That unstoppable workhorse (“cockroach”) of the publishing industry, the calendar:
According to Publishers Weekly, there were fewer than 200 calendars for sale in 1976. Today, there are more than 6,500 from which to choose. Part of this proliferation is due to the fact that we once got the bulk of our calendars for free, from banks, insurance companies, and other businesses eager to keep their phone numbers in front of their customers’ eyes throughout the year. But it’s not as if those businesses were giving away more than one copy to each customer, or offering them in multiple formats. And yet, as we shift gears from 2008 to 2009, how many among us are not tacking up a Sarah Palin 2009 calendar in our kitchen, and clearing off a space on our desk at work for the Insult-a-Day 2009 calendar, and jotting down the year’s first doctor appointment in our New Yorker Cat Cartoons weekly engagement calendar? Clearly, we are far more concerned about the passing of each day, each week, each month, than our carefree, calendar-lite counterparts in the 1970s.

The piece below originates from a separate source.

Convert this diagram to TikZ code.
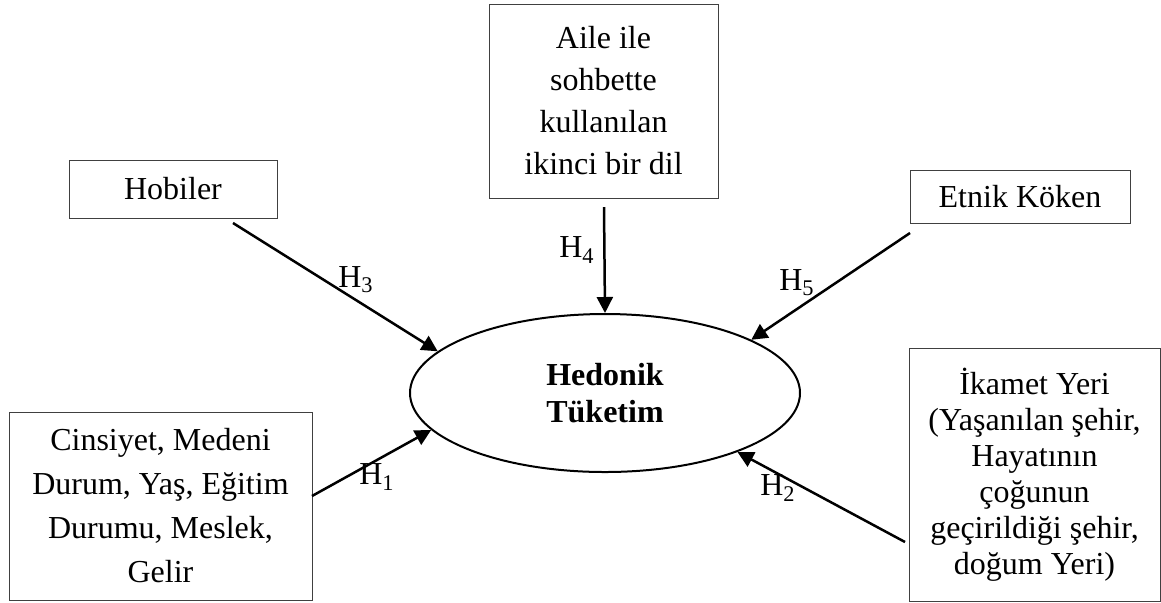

Wristwatch sales have plummeted this decade because more and more people turn to their cellphones, PDAs, and computers to tell time. Those devices are equipped with calendars too, and yet our allegiance to the old-fashioned paper version is only deepening. Why? They don’t offer much space for adding notes, so you end up buying more than one. They’re not very portable, so you end up buying more than two. They’re guaranteed to break after a year, no matter how infrequently you use them. So you buy them again and again and again. Their poor performance is the key to their great success.